WRITTEN INSTRUCTION.
Which lines fall between the line holding "Clone this chart in React, TypeScript" and the line holding "Serif', 'Times New", inclusive? Retype them exactly, without the pictures, and add nothing else.

(Records with drawing code)
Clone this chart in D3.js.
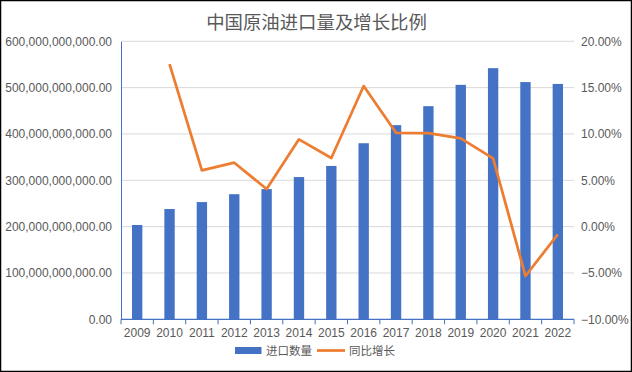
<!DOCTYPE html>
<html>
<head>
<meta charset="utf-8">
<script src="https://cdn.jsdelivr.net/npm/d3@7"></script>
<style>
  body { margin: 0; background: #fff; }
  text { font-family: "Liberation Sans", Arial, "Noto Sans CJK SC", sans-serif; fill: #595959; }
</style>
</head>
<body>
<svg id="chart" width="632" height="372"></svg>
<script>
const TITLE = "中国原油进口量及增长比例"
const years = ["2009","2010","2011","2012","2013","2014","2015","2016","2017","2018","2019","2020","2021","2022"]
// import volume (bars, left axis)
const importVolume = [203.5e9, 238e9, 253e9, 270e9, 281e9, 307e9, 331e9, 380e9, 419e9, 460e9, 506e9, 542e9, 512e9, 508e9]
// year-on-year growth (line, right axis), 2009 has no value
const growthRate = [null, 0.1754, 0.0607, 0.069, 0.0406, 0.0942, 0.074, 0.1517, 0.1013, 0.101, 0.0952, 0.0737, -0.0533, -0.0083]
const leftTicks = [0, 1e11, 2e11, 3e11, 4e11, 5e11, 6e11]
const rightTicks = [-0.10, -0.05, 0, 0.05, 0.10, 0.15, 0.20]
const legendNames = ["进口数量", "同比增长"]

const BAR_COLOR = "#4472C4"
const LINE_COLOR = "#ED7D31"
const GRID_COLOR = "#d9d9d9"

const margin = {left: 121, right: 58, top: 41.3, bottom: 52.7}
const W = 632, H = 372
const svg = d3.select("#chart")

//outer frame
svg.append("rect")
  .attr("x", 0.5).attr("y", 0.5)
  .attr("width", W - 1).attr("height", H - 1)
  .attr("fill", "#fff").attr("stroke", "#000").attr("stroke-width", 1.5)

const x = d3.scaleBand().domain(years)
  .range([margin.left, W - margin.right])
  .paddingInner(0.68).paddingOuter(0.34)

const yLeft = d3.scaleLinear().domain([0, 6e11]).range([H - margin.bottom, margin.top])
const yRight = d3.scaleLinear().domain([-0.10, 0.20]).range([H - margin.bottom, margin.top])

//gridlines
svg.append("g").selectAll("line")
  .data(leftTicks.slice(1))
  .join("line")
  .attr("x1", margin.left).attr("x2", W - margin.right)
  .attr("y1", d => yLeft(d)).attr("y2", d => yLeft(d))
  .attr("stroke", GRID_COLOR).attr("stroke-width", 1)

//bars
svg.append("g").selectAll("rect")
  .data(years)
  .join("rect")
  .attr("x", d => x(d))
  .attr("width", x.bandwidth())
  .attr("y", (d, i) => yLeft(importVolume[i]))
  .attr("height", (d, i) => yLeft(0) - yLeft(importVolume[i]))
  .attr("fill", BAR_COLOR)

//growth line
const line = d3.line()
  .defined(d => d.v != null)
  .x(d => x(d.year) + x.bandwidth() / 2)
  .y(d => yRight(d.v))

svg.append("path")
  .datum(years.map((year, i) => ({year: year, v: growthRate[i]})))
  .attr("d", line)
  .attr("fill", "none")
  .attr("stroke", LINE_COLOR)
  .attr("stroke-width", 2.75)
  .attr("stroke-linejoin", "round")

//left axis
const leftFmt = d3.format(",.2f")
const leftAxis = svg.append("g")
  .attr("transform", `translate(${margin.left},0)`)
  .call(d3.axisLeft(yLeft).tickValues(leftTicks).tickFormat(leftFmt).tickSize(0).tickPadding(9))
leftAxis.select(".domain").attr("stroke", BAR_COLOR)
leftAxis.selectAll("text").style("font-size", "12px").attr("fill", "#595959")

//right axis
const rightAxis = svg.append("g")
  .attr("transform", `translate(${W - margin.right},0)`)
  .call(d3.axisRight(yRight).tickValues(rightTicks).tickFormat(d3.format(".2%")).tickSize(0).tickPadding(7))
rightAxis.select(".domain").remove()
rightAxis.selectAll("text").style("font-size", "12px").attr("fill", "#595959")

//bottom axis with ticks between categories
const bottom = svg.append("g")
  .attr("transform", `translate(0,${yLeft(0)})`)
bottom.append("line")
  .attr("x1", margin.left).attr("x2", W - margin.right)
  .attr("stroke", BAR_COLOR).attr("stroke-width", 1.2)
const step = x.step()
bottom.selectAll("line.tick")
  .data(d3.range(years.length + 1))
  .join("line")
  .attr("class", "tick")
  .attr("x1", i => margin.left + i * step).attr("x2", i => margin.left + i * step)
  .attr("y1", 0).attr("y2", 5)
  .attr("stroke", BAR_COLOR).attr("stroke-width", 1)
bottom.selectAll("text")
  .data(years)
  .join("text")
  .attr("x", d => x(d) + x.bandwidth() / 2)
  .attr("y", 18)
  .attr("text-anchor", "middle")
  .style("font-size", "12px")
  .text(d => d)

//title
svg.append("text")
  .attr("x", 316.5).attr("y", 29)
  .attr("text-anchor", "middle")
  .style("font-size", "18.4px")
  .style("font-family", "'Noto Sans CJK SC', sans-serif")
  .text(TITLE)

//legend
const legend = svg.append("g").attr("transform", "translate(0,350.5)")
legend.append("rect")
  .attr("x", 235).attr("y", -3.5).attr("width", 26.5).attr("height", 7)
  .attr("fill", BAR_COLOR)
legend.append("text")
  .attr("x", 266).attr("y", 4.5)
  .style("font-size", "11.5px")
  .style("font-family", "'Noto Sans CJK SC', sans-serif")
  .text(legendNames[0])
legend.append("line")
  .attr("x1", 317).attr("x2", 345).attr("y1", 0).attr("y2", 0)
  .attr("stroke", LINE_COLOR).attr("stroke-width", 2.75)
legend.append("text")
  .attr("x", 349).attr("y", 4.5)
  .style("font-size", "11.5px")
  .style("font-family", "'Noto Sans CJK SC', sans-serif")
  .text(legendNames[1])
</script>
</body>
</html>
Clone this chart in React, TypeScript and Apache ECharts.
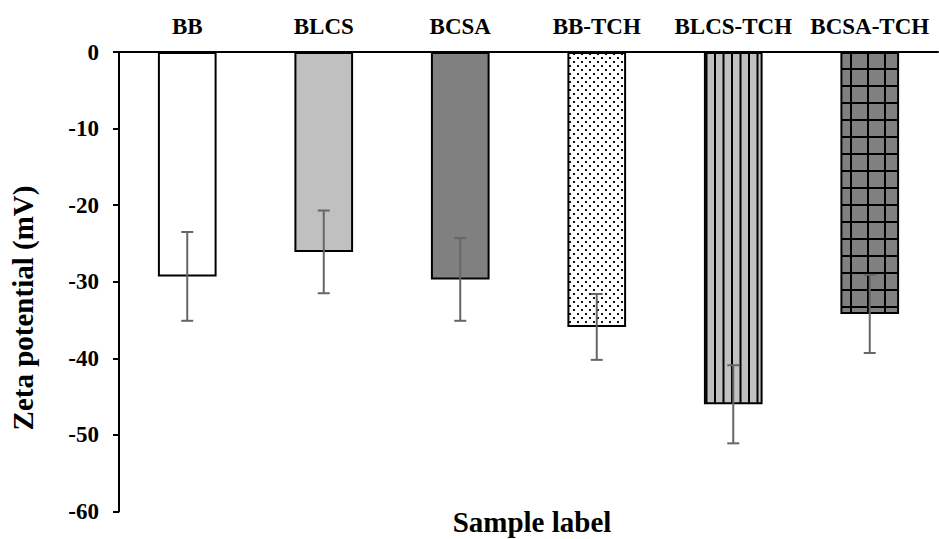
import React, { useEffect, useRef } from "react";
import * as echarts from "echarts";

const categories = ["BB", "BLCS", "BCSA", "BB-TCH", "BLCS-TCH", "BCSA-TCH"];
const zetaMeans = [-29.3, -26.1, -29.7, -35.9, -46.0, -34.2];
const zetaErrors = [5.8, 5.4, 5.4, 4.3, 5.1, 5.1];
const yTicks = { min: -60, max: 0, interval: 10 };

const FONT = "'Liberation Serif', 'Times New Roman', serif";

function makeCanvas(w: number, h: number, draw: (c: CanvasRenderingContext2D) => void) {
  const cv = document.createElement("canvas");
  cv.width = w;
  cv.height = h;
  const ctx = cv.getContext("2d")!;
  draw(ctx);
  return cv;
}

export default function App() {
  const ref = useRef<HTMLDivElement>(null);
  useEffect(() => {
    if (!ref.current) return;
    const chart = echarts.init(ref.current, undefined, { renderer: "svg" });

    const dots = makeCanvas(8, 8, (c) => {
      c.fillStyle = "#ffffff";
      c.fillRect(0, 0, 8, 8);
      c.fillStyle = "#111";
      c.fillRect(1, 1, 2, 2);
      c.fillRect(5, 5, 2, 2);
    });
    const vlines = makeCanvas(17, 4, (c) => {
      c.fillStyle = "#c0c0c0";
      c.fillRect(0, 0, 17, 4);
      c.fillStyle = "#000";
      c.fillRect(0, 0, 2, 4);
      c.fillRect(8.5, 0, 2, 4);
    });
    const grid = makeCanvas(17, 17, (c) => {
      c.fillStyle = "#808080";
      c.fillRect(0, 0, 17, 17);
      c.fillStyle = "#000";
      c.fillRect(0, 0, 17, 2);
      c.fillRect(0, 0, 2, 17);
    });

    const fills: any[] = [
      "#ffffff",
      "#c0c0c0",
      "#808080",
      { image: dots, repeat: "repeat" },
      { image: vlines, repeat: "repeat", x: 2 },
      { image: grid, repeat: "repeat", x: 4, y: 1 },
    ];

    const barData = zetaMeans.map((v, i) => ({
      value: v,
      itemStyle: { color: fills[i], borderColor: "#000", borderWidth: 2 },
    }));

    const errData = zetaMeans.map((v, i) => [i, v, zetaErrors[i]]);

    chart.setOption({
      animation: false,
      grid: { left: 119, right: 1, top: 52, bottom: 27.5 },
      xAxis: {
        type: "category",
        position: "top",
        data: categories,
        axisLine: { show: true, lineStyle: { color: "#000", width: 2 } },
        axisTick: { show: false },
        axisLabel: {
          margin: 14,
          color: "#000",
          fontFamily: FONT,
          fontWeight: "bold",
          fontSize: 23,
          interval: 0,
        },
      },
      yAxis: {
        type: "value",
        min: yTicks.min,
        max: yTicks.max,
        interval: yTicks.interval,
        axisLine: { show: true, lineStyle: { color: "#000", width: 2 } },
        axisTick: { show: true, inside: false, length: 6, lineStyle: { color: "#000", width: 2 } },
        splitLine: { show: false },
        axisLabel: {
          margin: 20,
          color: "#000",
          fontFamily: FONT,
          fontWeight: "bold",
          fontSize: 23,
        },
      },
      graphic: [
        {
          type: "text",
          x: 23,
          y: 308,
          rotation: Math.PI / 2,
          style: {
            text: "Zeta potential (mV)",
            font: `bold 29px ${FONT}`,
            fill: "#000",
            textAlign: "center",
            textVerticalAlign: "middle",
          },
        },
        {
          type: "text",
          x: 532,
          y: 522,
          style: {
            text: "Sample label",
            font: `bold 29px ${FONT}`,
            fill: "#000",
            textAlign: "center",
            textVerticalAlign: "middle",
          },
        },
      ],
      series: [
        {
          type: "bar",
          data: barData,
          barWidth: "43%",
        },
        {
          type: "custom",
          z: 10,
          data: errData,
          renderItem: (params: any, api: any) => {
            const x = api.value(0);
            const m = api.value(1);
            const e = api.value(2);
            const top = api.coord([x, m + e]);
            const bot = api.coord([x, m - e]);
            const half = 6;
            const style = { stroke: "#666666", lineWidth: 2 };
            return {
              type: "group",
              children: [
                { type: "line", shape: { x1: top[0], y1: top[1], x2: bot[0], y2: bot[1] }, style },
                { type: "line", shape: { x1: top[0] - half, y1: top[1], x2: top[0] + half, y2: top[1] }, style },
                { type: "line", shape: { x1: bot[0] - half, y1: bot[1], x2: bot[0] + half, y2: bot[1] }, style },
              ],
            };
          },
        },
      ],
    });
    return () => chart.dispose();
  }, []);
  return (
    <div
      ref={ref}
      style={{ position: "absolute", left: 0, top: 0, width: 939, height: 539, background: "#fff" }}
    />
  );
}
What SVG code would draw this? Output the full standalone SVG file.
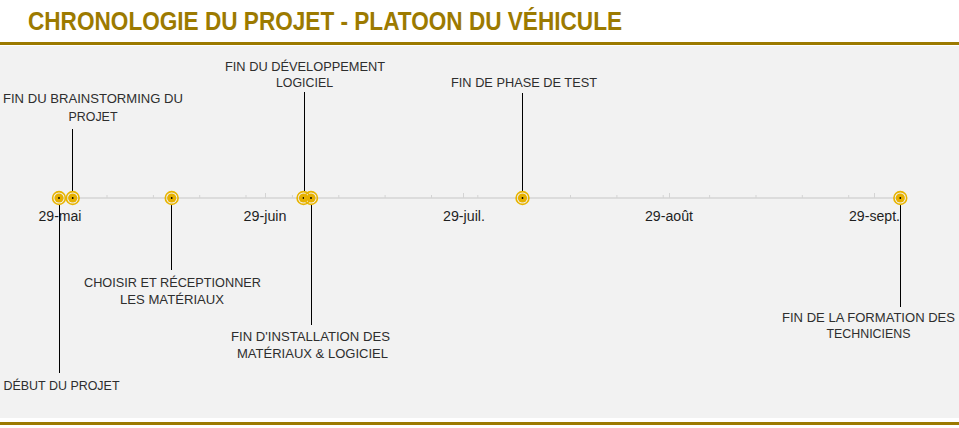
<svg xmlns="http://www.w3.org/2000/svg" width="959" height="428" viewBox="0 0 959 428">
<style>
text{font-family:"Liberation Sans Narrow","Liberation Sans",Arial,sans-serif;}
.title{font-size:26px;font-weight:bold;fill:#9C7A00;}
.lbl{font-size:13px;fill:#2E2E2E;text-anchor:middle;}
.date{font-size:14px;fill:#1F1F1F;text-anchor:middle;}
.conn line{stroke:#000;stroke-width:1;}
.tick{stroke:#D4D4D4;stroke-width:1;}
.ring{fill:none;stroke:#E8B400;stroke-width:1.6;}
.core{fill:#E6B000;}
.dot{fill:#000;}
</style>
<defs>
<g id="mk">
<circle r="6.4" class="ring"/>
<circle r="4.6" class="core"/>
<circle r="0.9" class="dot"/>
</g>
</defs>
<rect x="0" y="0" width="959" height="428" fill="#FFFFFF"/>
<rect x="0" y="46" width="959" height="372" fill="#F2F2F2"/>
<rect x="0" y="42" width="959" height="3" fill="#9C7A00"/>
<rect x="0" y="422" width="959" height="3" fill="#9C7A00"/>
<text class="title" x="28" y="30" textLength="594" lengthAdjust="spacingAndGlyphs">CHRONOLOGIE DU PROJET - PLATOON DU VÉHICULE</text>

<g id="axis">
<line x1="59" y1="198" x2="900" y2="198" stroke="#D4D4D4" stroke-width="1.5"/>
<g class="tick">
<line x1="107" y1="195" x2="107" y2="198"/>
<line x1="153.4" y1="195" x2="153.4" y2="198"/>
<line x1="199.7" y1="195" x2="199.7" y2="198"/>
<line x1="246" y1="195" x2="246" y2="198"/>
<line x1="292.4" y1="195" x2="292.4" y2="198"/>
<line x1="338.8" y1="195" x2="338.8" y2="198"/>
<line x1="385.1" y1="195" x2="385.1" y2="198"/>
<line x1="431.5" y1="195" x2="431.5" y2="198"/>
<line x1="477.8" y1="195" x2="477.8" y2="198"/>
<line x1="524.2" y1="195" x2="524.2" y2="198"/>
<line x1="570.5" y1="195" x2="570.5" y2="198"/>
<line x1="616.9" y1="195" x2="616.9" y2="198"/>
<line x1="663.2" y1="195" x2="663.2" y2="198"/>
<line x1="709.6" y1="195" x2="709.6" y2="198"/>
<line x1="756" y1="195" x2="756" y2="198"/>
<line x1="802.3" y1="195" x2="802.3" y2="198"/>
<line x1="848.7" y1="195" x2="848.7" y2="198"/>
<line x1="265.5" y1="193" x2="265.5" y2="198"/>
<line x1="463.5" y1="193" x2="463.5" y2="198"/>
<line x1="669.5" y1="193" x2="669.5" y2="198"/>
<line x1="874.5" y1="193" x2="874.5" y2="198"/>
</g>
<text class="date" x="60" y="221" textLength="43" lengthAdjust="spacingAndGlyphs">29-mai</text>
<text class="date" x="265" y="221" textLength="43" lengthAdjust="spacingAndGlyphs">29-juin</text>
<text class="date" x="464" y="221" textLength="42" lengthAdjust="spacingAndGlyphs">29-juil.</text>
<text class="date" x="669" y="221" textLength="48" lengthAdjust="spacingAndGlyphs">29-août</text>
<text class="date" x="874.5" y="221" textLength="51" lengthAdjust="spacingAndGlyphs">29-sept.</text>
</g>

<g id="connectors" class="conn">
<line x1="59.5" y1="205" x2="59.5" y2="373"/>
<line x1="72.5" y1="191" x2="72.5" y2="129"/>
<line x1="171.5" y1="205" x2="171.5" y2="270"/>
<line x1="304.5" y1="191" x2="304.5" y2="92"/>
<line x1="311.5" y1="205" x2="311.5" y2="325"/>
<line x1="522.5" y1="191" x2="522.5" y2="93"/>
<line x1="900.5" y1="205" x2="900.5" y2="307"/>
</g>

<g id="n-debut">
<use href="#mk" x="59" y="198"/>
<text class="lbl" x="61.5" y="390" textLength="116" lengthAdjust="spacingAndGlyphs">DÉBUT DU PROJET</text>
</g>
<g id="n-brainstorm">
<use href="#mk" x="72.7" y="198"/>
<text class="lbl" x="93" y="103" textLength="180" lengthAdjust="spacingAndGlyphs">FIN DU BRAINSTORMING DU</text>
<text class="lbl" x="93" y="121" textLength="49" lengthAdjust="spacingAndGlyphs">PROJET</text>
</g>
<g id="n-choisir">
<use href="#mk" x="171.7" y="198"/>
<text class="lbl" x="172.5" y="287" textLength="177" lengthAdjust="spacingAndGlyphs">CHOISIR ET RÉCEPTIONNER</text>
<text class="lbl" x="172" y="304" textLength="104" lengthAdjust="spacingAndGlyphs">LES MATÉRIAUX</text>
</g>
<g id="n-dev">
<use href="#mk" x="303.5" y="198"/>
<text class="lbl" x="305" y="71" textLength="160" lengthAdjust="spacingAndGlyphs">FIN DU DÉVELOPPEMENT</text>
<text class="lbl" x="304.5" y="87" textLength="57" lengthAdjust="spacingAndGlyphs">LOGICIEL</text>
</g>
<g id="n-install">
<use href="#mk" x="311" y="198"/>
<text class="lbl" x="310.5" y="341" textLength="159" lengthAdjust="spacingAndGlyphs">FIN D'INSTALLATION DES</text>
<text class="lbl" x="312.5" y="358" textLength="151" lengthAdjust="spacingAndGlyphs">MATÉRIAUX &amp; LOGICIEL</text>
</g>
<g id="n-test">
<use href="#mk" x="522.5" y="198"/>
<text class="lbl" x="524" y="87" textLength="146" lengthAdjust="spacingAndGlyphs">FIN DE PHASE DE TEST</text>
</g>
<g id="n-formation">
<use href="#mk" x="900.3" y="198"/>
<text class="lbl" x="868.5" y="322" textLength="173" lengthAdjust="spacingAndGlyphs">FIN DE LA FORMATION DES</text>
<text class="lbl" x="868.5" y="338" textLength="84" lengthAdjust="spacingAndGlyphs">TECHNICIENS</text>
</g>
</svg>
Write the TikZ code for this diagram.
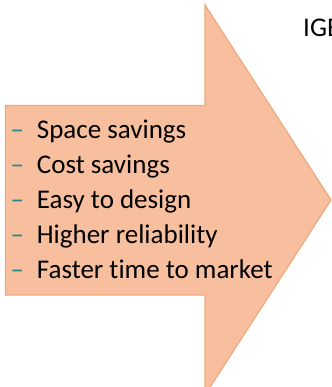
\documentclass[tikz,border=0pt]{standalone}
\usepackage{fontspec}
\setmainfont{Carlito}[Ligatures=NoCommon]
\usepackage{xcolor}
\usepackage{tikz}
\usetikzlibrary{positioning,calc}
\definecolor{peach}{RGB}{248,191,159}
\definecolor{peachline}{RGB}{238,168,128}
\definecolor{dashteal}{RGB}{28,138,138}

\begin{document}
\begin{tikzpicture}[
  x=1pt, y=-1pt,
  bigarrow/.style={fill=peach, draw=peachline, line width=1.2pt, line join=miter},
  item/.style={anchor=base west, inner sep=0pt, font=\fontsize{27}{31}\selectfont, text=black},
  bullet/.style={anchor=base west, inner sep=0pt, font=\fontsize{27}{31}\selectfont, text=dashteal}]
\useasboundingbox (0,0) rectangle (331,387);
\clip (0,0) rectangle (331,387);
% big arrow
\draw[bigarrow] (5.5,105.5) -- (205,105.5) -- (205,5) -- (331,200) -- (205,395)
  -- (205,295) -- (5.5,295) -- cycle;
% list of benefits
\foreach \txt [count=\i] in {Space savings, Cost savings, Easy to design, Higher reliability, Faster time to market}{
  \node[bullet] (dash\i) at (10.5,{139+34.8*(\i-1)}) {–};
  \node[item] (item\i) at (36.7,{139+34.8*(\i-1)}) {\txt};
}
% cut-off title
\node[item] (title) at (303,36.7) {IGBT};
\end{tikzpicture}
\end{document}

RESPONSE TO THE TASK.
Clone this chart in React, TypeScript and Apache ECharts.
import React, { useEffect, useRef } from "react";
import * as echarts from "echarts";

const categories = ["BB", "BLCS", "BCSA", "BB-TCH", "BLCS-TCH", "BCSA-TCH"];
const zetaMeans = [-29.3, -26.1, -29.7, -35.9, -46.0, -34.2];
const zetaErrors = [5.8, 5.4, 5.4, 4.3, 5.1, 5.1];
const yTicks = { min: -60, max: 0, interval: 10 };

const FONT = "'Liberation Serif', 'Times New Roman', serif";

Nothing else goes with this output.